Le deuxième axe tourne autour des projets d’agriculture connectée. La plateforme SMS Baoré vise à mettre en relation des cultivateurs vivant dans des zones reculées et à leur envoyer des informations sur la météo, les prix du marché, etc. Elle sera mise en ligne d’ici quelques semaines. Le temps pour Jean-Michel Korsaga, l’un des codeurs du Ouagalab, de régler quelques détails.
L’arrivée des drones dans le secteur agricole n’a pas laissé indifférent Christian Cédric Toé. Spécialiste en génie mécanique, il travaille déjà avec Gildas Guiella sur une version made in Burkina Faso de leur drone, pour permettre de photographier les cultures et recueillir des données, dans le but d’accroître la productivité et d’optimiser les efforts.

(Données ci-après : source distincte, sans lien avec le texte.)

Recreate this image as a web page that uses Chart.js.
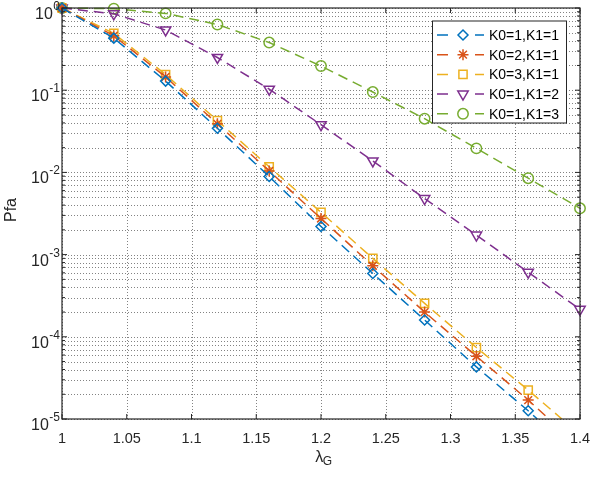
<!DOCTYPE html>
<html>
<head>
<meta charset="utf-8">
<script src="https://cdn.jsdelivr.net/npm/chart.js@4.4.1/dist/chart.umd.min.js"></script>
<style>
  html, body { margin: 0; padding: 0; background: #ffffff; }
  #wrap { width: 594px; height: 494px; position: relative; }
</style>
</head>
<body>
<div id="wrap"><canvas id="c" width="594" height="494"></canvas></div>
<script>
// ---- data ----
const xMarks = [1.00, 1.04, 1.08, 1.12, 1.16, 1.20, 1.24, 1.28, 1.32, 1.36, 1.40];
const seriesNames = ['K0=1,K1=1', 'K0=2,K1=1', 'K0=3,K1=1', 'K0=1,K1=2', 'K0=1,K1=3'];
const pfaK01K11 = [1, 0.43, 0.129, 0.0344, 0.0089, 0.0022, 5.9e-4, 1.6e-4, 4.3e-5, 1.26e-5];
const pfaK02K11 = [1, 0.46, 0.145, 0.039, 0.0104, 0.00275, 7.3e-4, 2.0e-4, 5.8e-5, 1.7e-5];
const pfaK03K11 = [1, 0.49, 0.155, 0.0426, 0.0117, 0.00327, 9.0e-4, 2.55e-4, 7.4e-5, 2.25e-5];
const pfaK01K12 = [1, 0.85, 0.54, 0.25, 0.103, 0.038, 0.0138, 0.0048, 0.00173, 6.1e-4, 2.16e-4];
const pfaK01K13 = [1, 0.98, 0.86, 0.63, 0.38, 0.197, 0.095, 0.045, 0.0196, 0.0085, 0.00366];
// where the curves leave the plot at the bottom edge (x, y)
const exitK01K11 = [1.367, 1e-5];
const exitK02K11 = [1.376, 1e-5];
const exitK03K11 = [1.386, 1e-5];
// axes
const xTickValues = [1, 1.05, 1.1, 1.15, 1.2, 1.25, 1.3, 1.35, 1.4];
const xTickLabels = ['1', '1.05', '1.1', '1.15', '1.2', '1.25', '1.3', '1.35', '1.4'];
const yTickExps = [0, -1, -2, -3, -4, -5];
const xTitleMain = 'λ';
const xTitleSub = 'G';
const yTitle = 'Pfa';

// ---- styles ----
const colors = ['#0072BD', '#D95319', '#EDB120', '#7E2F8E', '#77AC30'];
const styles = [
  { pointStyle: 'rectRot', radius: 5, rotation: 0 },
  { pointStyle: 'star', radius: 5.5, rotation: 0 },
  { pointStyle: 'rect', radius: 5.8, rotation: 0 },
  { pointStyle: 'triangle', radius: 6, rotation: 180 },
  { pointStyle: 'circle', radius: 5.2, rotation: 0 }
];
const FONT = '"Liberation Sans", Arial, Helvetica, sans-serif';

function buildPoints(vals, exit) {
  const pts = vals.map((v, i) => ({ x: xMarks[i], y: v, m: true }));
  if (exit) pts.push({ x: exit[0], y: exit[1], m: false });
  return pts;
}
const allSeries = [
  buildPoints(pfaK01K11, exitK01K11),
  buildPoints(pfaK02K11, exitK02K11),
  buildPoints(pfaK03K11, exitK03K11),
  buildPoints(pfaK01K12, null),
  buildPoints(pfaK01K13, null)
];

const datasets = allSeries.map((pts, i) => ({
  label: seriesNames[i],
  data: pts,
  showLine: true,
  borderColor: colors[i],
  backgroundColor: 'rgba(0,0,0,0)',
  borderWidth: 1.5,
  borderDash: [10, 6],
  pointStyle: styles[i].pointStyle,
  pointRotation: styles[i].rotation,
  pointRadius: (ctx) => (ctx.raw && ctx.raw.m ? styles[i].radius : 0),
  pointBorderWidth: 1.5,
  pointBorderColor: colors[i],
  pointBackgroundColor: 'rgba(0,0,0,0)',
  tension: 0,
  clip: false
}));

const axisColor = '#262626';
const gridColor = 'rgba(30,30,30,0.55)';

const gridPlugin = {
  id: 'dotGrid',
  beforeDatasetsDraw(chart) {
    const ctx = chart.ctx;
    const a = chart.chartArea;
    const xs = chart.scales.x, ys = chart.scales.y;
    ctx.save();
    ctx.strokeStyle = gridColor;
    ctx.lineWidth = 1;
    ctx.setLineDash([1, 2]);
    ctx.beginPath();
    xTickValues.forEach(v => {
      const px = Math.round(xs.getPixelForValue(v)) + 0.5;
      ctx.moveTo(px, a.bottom); ctx.lineTo(px, a.top);
    });
    yTickExps.forEach(e => {
      for (let m = 1; m <= 9; m++) {
        const v = m * Math.pow(10, e);
        if (v > 1.0000001) continue;
        const py = Math.round(ys.getPixelForValue(v)) + 0.5;
        ctx.moveTo(a.left, py); ctx.lineTo(a.right, py);
      }
    });
    ctx.stroke();
    ctx.restore();
  }
};

const decorPlugin = {
  id: 'decor',
  afterDatasetsDraw(chart) {
    const ctx = chart.ctx;
    const a = chart.chartArea;
    const xs = chart.scales.x, ys = chart.scales.y;
    ctx.save();
    // box
    ctx.strokeStyle = axisColor;
    ctx.lineWidth = 1.2;
    ctx.setLineDash([]);
    ctx.strokeRect(a.left, a.top, a.right - a.left, a.bottom - a.top);
    // x ticks (inward, bottom & top)
    ctx.lineWidth = 1;
    ctx.beginPath();
    xTickValues.forEach(v => {
      const px = xs.getPixelForValue(v);
      ctx.moveTo(px, a.bottom); ctx.lineTo(px, a.bottom - 5);
      ctx.moveTo(px, a.top); ctx.lineTo(px, a.top + 5);
    });
    // y ticks (major & minor, left & right)
    yTickExps.forEach(e => {
      for (let m = 1; m <= 9; m++) {
        const v = m * Math.pow(10, e);
        if (v > 1.0000001) continue;
        const py = ys.getPixelForValue(v);
        const len = m === 1 ? 5 : 3;
        ctx.moveTo(a.left, py); ctx.lineTo(a.left + len, py);
        ctx.moveTo(a.right, py); ctx.lineTo(a.right - len, py);
      }
    });
    ctx.stroke();

    // x tick labels
    ctx.fillStyle = axisColor;
    ctx.font = '14.5px ' + FONT;
    ctx.textAlign = 'center';
    ctx.textBaseline = 'alphabetic';
    xTickValues.forEach((v, i) => {
      ctx.fillText(xTickLabels[i], xs.getPixelForValue(v), a.bottom + 24);
    });
    // y tick labels 10^e
    yTickExps.forEach(e => {
      const py = ys.getPixelForValue(Math.pow(10, e));
      const expStr = e < 0 ? '-' + Math.abs(e) : String(e);
      ctx.font = '12px ' + FONT;
      const ew = ctx.measureText(expStr).width;
      const rightEdge = a.left - 2;
      ctx.textAlign = 'left';
      ctx.fillText(expStr, rightEdge - ew, py + 2);
      ctx.font = '16px ' + FONT;
      ctx.textAlign = 'right';
      ctx.fillText('10', rightEdge - ew - 0.5, py + 11);
    });
    // x title λ_G
    const cx = (a.left + a.right) / 2;
    ctx.font = '16px ' + FONT;
    const lw = ctx.measureText(xTitleMain).width;
    ctx.font = '12px ' + FONT;
    const gw = ctx.measureText(xTitleSub).width;
    const startX = cx + 3 - (lw + gw) / 2;
    ctx.textAlign = 'left';
    ctx.font = '16px ' + FONT;
    ctx.fillText(xTitleMain, startX, a.bottom + 43);
    ctx.font = '12px ' + FONT;
    ctx.fillText(xTitleSub, startX + lw - 0.5, a.bottom + 46);
    // y title
    ctx.save();
    ctx.translate(16, 210);
    ctx.rotate(-Math.PI / 2);
    ctx.font = '16px ' + FONT;
    ctx.textAlign = 'center';
    ctx.textBaseline = 'alphabetic';
    ctx.fillText(yTitle, 0, 0);
    ctx.restore();

    // legend
    const lx = 432.5, ly = 21, lwBox = 134, lh = 102;
    ctx.fillStyle = '#ffffff';
    ctx.fillRect(lx, ly, lwBox, lh);
    ctx.strokeStyle = axisColor;
    ctx.lineWidth = 1;
    ctx.strokeRect(lx, ly, lwBox, lh);
    chart.data.datasets.forEach((ds, i) => {
      const ry = 35 + i * 19.7;
      ctx.strokeStyle = colors[i];
      ctx.lineWidth = 1.5;
      ctx.setLineDash([]);
      ctx.beginPath();
      ctx.moveTo(437, ry); ctx.lineTo(448, ry);
      ctx.moveTo(475, ry); ctx.lineTo(484, ry);
      ctx.stroke();
      ctx.fillStyle = 'rgba(0,0,0,0)';
      Chart.helpers.drawPoint(ctx, {
        pointStyle: styles[i].pointStyle,
        radius: styles[i].radius,
        rotation: styles[i].rotation,
        borderWidth: 1.5
      }, 463, ry);
      ctx.fillStyle = '#000000';
      ctx.font = '14px ' + FONT;
      ctx.textAlign = 'left';
      ctx.textBaseline = 'middle';
      ctx.fillText(ds.label, 489, ry + 1);
    });
    ctx.restore();
  }
};

new Chart(document.getElementById('c'), {
  type: 'scatter',
  data: { datasets },
  options: {
    responsive: false,
    animation: false,
    devicePixelRatio: 1,
    layout: { padding: { left: 62, right: 14, top: 8, bottom: 75 } },
    plugins: { legend: { display: false }, tooltip: { enabled: false } },
    scales: {
      x: {
        type: 'linear',
        min: 1, max: 1.4,
        afterBuildTicks: (s) => { s.ticks = xTickValues.map(v => ({ value: v })); },
        ticks: { display: false },
        grid: { display: false, drawTicks: false },
        border: { display: false }
      },
      y: {
        type: 'logarithmic',
        min: 1e-5, max: 1,
        afterBuildTicks: (s) => {
          const t = [];
          yTickExps.slice().reverse().forEach(e => {
            for (let m = 1; m <= 9; m++) {
              const v = m * Math.pow(10, e);
              if (v <= 1.0000001) t.push({ value: v, major: m === 1 });
            }
          });
          s.ticks = t;
        },
        ticks: { display: false },
        grid: { display: false, drawTicks: false },
        border: { display: false }
      }
    }
  },
  plugins: [gridPlugin, decorPlugin]
});
</script>
</body>
</html>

Enfin, le Ouagalab prend à cœur son rôle d’éducateur au numérique, dans un pays où le taux de pénétration de l’outil informatique reste très faible. En s’appuyant sur le projet Jerry, des ordinateurs en bidons, et en multipliant les formations et ateliers, les makers continuent de susciter la curiosité et l’envie de faire, à partir du recyclage informatique et des logiciels open source.
Mutation vers l’entrepreneuriat social
«On s’en fiche un peu d’être sur le devant de la scène. Ici, on “fait” seulement.»

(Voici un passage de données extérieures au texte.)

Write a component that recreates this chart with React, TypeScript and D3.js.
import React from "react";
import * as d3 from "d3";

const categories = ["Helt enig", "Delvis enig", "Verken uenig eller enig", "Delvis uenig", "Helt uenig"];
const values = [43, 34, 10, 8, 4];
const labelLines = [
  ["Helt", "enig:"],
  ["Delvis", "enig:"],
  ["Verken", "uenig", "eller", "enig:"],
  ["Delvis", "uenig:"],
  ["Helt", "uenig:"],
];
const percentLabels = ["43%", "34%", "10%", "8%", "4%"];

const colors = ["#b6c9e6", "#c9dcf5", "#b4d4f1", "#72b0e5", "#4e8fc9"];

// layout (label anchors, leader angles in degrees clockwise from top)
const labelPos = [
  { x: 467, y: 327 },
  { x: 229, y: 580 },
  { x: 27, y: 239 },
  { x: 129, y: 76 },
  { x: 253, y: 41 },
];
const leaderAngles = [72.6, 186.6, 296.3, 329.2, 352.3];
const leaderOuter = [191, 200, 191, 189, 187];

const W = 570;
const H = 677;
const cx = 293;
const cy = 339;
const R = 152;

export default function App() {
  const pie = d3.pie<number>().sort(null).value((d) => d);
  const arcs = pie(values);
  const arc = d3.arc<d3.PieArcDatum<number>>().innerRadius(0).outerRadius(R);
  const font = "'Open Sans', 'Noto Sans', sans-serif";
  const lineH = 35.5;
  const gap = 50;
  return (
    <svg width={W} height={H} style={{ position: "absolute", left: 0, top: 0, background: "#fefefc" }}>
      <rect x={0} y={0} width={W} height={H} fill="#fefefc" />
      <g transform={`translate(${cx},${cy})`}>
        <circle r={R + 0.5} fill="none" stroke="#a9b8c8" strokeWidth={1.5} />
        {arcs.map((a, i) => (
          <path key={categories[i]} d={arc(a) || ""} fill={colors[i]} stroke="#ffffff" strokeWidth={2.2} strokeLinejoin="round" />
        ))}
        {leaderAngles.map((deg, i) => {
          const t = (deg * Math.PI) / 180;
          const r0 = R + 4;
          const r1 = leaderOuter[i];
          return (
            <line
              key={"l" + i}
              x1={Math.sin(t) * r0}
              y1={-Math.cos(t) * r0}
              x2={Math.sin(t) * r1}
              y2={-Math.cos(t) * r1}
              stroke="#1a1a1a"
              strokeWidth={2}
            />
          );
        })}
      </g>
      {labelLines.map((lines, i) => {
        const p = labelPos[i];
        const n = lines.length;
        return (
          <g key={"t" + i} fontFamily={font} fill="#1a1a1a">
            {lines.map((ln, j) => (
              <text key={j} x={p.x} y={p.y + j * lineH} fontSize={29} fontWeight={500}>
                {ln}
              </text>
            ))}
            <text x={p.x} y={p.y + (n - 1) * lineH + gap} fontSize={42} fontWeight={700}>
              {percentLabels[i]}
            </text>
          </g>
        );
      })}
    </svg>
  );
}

Gildas Guiella, co-fondateur Ouagalab
Grâce à son dynamisme, la communauté de makers burkinabè fait parler d’elle sur la scène internationale. Les partenariats avec les fondations et les ONG (Fondation Acra, Fondation pour l’Afrique BF) s’enchaînent.

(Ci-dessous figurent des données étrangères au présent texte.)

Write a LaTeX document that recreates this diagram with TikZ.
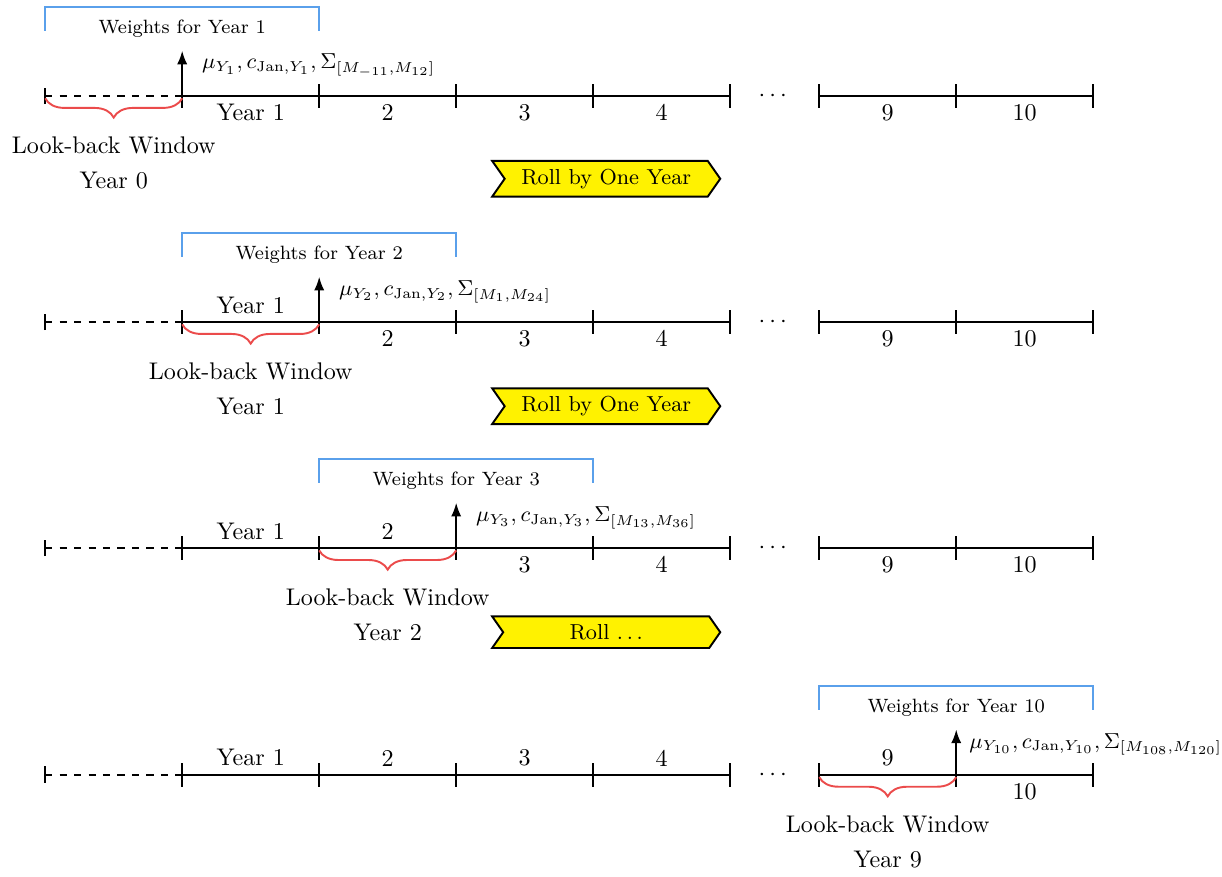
\documentclass[tikz,border=0pt]{standalone}
\usepackage{amsmath,amssymb}
\usepackage{tikz}
\usetikzlibrary{arrows.meta,calc,shapes.symbols,decorations.pathreplacing}
\definecolor{wblue}{RGB}{90,160,235}
\definecolor{lbred}{RGB}{235,75,75}
\tikzset{
  axis/.style={thick},
  wbracket/.style={wblue, thick},
  wlab/.style={font=\footnotesize},
  mathlab/.style={font=\small, anchor=west, inner sep=1pt},
  lbrace/.style={lbred, thick, decorate, decoration={brace, mirror, amplitude=8pt, raise=1pt}},
  lbtext/.style={align=center},
  rollsig/.style={signal, signal from=west, signal to=east, signal pointer angle=110, draw, thick, fill=yellow, minimum width=3.33cm, minimum height=0.44cm, font=\small},
}

\begin{document}
\begin{tikzpicture}
  \useasboundingbox (0,0) rectangle (17.84,12.80);
  % time lines, the arrow sits after segment \k
  \foreach \r/\y/\k in {1/11.40/1, 2/8.10/2, 3/4.80/3, 4/1.49/6}{
    \foreach \i in {0,...,5} \coordinate (t\r-\i) at (0.66+2*\i,\y);
    \foreach \i in {0,1,2} \coordinate (s\r-\i) at (11.96+2*\i,\y);
    \draw[axis, dashed] (t\r-0) -- (t\r-1);
    \draw[axis] (t\r-1) -- (t\r-5);
    \draw[axis] (s\r-0) -- (s\r-2);
    \draw[semithick] ([yshift=-1.2mm]t\r-0) -- ([yshift=1.2mm]t\r-0);
    \foreach \i in {1,...,5} \draw[axis] ([yshift=-1.75mm]t\r-\i) -- ([yshift=1.75mm]t\r-\i);
    \foreach \i in {0,1,2} \draw[axis] ([yshift=-1.75mm]s\r-\i) -- ([yshift=1.75mm]s\r-\i);
    \node (dots\r) at (11.31,\y) {$\cdots$};
    % years before the arrow go above
    \foreach \i/\txt/\x in {1/Year 1/3.66, 2/2/5.66, 3/3/7.66, 4/4/9.66, 5/9/12.96, 6/10/14.96}{
      \ifnum\i<\k
        \node[above] (lab\r-\i) at (\x,\y) {\txt};
      \else
        \node[below] (lab\r-\i) at (\x,\y) {\txt};
      \fi
    }
  }

  % row 1
  \draw[axis, -{Latex[length=2mm]}] (t1-1) -- ++(0,0.66) coordinate (tip1);
  \node[mathlab] (mu1) at ([xshift=2.5mm,yshift=-2.2mm]tip1) {$\mu_{Y_1}, c_{\mathrm{Jan},Y_1}, \Sigma_{[M_{-11},M_{12}]}$};
  \node[wlab] (w1) at ([yshift=9.8mm]t1-1) {Weights for Year 1};
  \draw[wbracket] ([yshift=9.5mm]t1-0) |- ([yshift=13mm]t1-2) -- ([yshift=9.5mm]t1-2);
  \draw[lbrace] (t1-0) -- (t1-1);
  \node[lbtext] (lb1) at ($(t1-0)!0.5!(t1-1)+(0,-0.98)$) {Look-back Window\\[2.5pt]Year 0};
  \node[rollsig] (roll1) at (8.85,10.19) {Roll by One Year};

  % row 2
  \draw[axis, -{Latex[length=2mm]}] (t2-2) -- ++(0,0.66) coordinate (tip2);
  \node[mathlab] (mu2) at ([xshift=2.5mm,yshift=-2.2mm]tip2) {$\mu_{Y_2}, c_{\mathrm{Jan},Y_2}, \Sigma_{[M_{1},M_{24}]}$};
  \node[wlab] (w2) at ([yshift=9.8mm]t2-2) {Weights for Year 2};
  \draw[wbracket] ([yshift=9.5mm]t2-1) |- ([yshift=13mm]t2-3) -- ([yshift=9.5mm]t2-3);
  \draw[lbrace] (t2-1) -- (t2-2);
  \node[lbtext] (lb2) at ($(t2-1)!0.5!(t2-2)+(0,-0.98)$) {Look-back Window\\[2.5pt]Year 1};
  \node[rollsig] (roll2) at (8.85,6.87) {Roll by One Year};

  % row 3
  \draw[axis, -{Latex[length=2mm]}] (t3-3) -- ++(0,0.66) coordinate (tip3);
  \node[mathlab] (mu3) at ([xshift=2.5mm,yshift=-2.2mm]tip3) {$\mu_{Y_3}, c_{\mathrm{Jan},Y_3}, \Sigma_{[M_{13},M_{36}]}$};
  \node[wlab] (w3) at ([yshift=9.8mm]t3-3) {Weights for Year 3};
  \draw[wbracket] ([yshift=9.5mm]t3-2) |- ([yshift=13mm]t3-4) -- ([yshift=9.5mm]t3-4);
  \draw[lbrace] (t3-2) -- (t3-3);
  \node[lbtext] (lb3) at ($(t3-2)!0.5!(t3-3)+(0,-0.98)$) {Look-back Window\\[2.5pt]Year 2};
  \node[rollsig] (roll3) at (8.85,3.57) {Roll $\ldots$};

  % row 4
  \draw[axis, -{Latex[length=2mm]}] (s4-1) -- ++(0,0.66) coordinate (tip4);
  \node[mathlab] (mu4) at ([xshift=1.5mm,yshift=-2.2mm]tip4) {$\mu_{Y_{10}}, c_{\mathrm{Jan},Y_{10}}, \Sigma_{[M_{108},M_{120}]}$};
  \node[wlab] (w4) at ([yshift=9.8mm]s4-1) {Weights for Year 10};
  \draw[wbracket] ([yshift=9.5mm]s4-0) |- ([yshift=13mm]s4-2) -- ([yshift=9.5mm]s4-2);
  \draw[lbrace] (s4-0) -- (s4-1);
  \node[lbtext] (lb4) at ($(s4-0)!0.5!(s4-1)+(0,-0.98)$) {Look-back Window\\[2.5pt]Year 9};
\end{tikzpicture}
\end{document}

En dehors du volet associatif de promotion du DiY, l’équipe souhaite se professionnaliser en faisant valoir ses compétences, sous forme de prestations de service, mais aussi et surtout en insufflant l’esprit entrepreneurial aux jeunes. Véritable fabrique d’innovation ascendante, le Ouagalab projette de créer son propre espace d’incubation des jeunes pousses, adossé à son atelier.
«La solution est en nous. Dans chaque personne, il y a une forme de génie, et au Ouagalab, nous nous mettons au service du développement du pays, que nous connaissons mieux que personne. Nous sommes en train de créer notre propre Silicon Valley: la Faso Valley.»
Gildas Guiella, co-fondateur Ouagalab
Si l’action et l’impact du Ouagalab auprès des jeunes est indéniable, les makers cherchent désormais à gagner la confiance des autorités, à être écoutés par l’Etat, afin de prendre part à la démarche numérique du pays tout en portant leurs valeurs au sein d’une dynamique entrepreneuriale. Hamed Ouedraogo, expert en développement local, le dit autrement : « Voir des jeunes évoluer sur leurs projets, monter en compétences au sein du lab est vraiment émouvant. Certains trouvent leurs repères avec nous et c’est une immense satisfaction. »
Et demain ? Le Ouagalab compte bien ouvrir d’autres labs à l’intérieur du pays, pour une action toujours plus locale.